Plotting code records
■ ■ ■ ■ ■ ■ ■

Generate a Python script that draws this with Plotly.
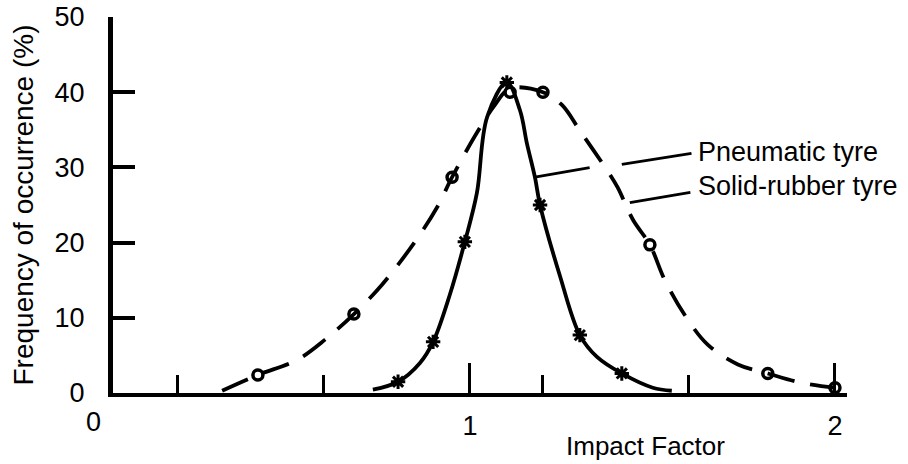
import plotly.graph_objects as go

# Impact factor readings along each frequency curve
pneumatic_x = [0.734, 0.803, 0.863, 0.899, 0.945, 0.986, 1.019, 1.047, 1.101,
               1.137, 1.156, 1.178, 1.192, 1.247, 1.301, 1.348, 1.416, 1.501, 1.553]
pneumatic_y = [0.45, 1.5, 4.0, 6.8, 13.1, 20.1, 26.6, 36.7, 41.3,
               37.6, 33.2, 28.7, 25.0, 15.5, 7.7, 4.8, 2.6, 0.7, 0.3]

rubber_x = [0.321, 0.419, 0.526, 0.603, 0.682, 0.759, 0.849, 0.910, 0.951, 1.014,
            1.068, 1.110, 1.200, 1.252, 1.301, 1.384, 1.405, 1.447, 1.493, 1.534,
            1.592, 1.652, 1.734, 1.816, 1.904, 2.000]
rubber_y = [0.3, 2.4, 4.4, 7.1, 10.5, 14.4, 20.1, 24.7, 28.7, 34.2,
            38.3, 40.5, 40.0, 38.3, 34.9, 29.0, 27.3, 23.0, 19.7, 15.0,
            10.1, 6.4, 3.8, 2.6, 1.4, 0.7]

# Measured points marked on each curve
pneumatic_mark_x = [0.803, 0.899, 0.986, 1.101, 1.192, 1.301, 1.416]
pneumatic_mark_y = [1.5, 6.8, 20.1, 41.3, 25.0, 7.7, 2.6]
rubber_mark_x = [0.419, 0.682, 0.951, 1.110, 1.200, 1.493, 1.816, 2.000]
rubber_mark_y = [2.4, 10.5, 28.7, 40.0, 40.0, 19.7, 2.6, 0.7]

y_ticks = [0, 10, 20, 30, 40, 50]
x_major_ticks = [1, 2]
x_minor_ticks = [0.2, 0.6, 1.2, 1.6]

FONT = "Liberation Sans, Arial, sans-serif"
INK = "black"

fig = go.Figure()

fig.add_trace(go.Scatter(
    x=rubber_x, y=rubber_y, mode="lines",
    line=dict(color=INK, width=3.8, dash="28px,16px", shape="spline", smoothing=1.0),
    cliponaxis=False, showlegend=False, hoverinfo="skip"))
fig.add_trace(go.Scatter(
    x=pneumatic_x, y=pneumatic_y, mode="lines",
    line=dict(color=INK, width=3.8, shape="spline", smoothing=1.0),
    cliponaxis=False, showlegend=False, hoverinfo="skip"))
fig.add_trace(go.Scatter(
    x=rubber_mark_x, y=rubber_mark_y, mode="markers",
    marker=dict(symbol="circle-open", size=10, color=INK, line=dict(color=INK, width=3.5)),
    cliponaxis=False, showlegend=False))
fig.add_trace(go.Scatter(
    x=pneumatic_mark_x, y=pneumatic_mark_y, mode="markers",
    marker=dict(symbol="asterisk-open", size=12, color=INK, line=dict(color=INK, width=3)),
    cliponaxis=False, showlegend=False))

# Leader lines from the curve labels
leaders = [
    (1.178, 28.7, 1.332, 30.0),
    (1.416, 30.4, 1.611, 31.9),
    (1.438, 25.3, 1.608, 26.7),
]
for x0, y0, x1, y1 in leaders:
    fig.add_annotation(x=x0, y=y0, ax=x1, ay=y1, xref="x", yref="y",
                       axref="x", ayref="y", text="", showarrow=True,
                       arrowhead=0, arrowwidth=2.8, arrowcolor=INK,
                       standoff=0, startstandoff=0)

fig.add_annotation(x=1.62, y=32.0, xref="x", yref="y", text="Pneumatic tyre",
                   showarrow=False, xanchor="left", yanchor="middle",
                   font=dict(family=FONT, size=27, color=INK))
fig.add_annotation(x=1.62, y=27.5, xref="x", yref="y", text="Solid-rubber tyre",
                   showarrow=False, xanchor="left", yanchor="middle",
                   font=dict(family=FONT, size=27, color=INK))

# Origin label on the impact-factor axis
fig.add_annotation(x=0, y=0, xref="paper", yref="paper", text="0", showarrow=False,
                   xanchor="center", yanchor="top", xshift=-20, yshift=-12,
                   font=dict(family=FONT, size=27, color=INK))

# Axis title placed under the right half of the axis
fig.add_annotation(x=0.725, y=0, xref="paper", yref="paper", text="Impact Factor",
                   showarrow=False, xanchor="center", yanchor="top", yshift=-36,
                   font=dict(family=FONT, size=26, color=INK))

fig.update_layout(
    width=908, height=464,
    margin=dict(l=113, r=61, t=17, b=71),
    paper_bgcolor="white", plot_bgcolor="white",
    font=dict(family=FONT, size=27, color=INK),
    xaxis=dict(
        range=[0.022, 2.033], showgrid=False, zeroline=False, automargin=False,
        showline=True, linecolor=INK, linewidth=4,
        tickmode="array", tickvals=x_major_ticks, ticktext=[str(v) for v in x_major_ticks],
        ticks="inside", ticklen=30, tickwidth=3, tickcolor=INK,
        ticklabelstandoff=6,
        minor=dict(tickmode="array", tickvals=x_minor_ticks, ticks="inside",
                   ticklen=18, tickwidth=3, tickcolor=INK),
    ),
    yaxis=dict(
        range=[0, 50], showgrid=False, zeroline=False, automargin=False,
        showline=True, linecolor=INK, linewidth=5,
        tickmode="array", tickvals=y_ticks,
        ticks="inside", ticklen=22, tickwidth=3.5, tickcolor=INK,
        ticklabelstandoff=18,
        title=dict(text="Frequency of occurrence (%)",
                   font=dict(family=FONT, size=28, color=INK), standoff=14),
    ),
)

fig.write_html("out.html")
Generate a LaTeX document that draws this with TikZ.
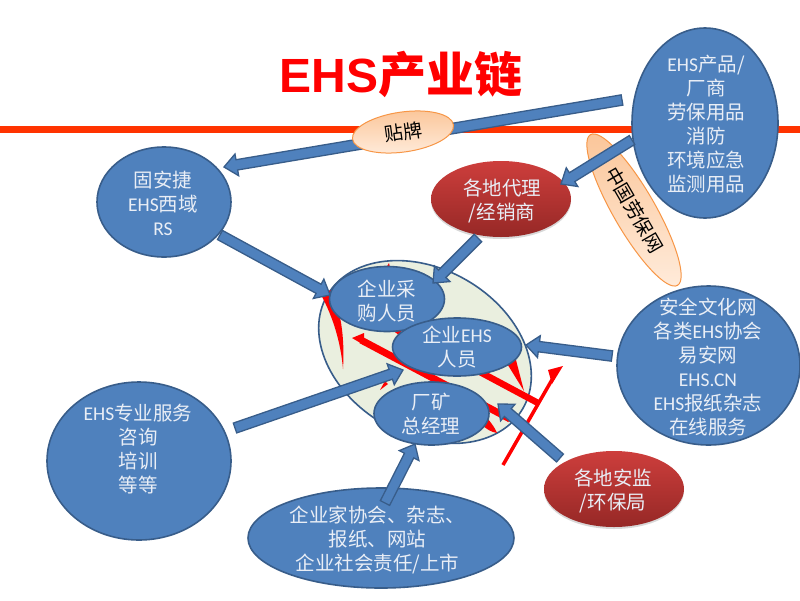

■ ■ ■ ■ ■ ■ ■

Problem description:
Print exactly the first line of the entries and every line after it through the one that contains "37.6, 33.2, 28.7, 25.0, 15.5, 7.7, 4.8, 2.6, 0.7, 0.3]", leaving the pictures out.

Answer to this task:
Generate a Python script that draws this with Plotly.
import plotly.graph_objects as go

# Impact factor readings along each frequency curve
pneumatic_x = [0.734, 0.803, 0.863, 0.899, 0.945, 0.986, 1.019, 1.047, 1.101,
               1.137, 1.156, 1.178, 1.192, 1.247, 1.301, 1.348, 1.416, 1.501, 1.553]
pneumatic_y = [0.45, 1.5, 4.0, 6.8, 13.1, 20.1, 26.6, 36.7, 41.3,
               37.6, 33.2, 28.7, 25.0, 15.5, 7.7, 4.8, 2.6, 0.7, 0.3]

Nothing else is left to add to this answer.